E isso, sempre na análise do psiquiatra, está diretamente ligado a fantasia que cada um faz das viagens, de aventuras. É como se as partes de cada um estivessem espalhadas por aí, e em uma aventura surgisse à oportunidade de se experimentar em situações novas, tentando encontrar e compreender o desconhecido que também existe no mundo interior de cada um.

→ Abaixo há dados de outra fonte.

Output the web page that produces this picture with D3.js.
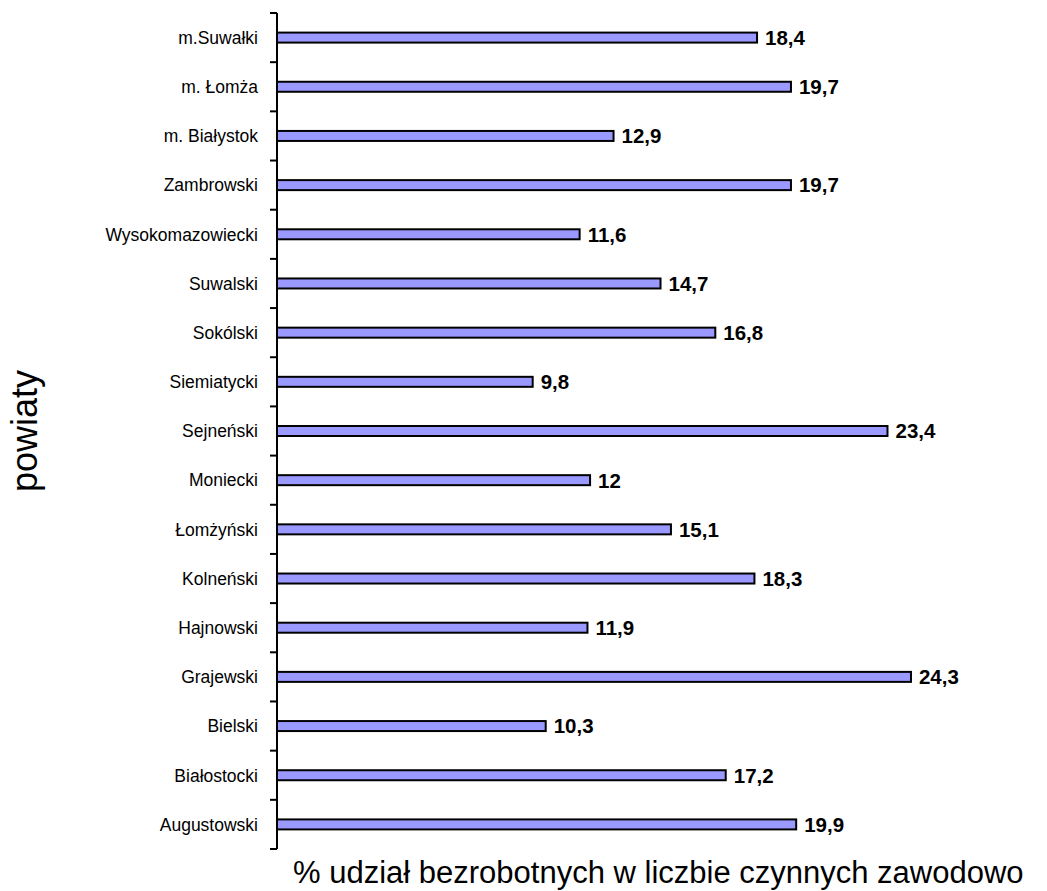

E mais, segundo Madureira, fazer essa viagem de moto, ou ainda de bicicleta que depende do esforço das próprias pernas, é procurar o máximo de liberdade para tentar se reorganizar internamente. O lado negativo de uma aventura é o aspecto da fuga, de querer livrar-se de algumas pessoas ou circunstâncias que nem sempre são fáceis de enfrentar. O aspecto positivo, Mauro vê na disposição de suportar a solidão, o novo, e a oportunidade de se auto compreender melhor. Assim, quando se volta ao local habitual - tanto geográfica quanto psicologicamente - é possível se mostrar uma nova pessoa, ou pelo menos ter uma nova perspectiva do cotidiano.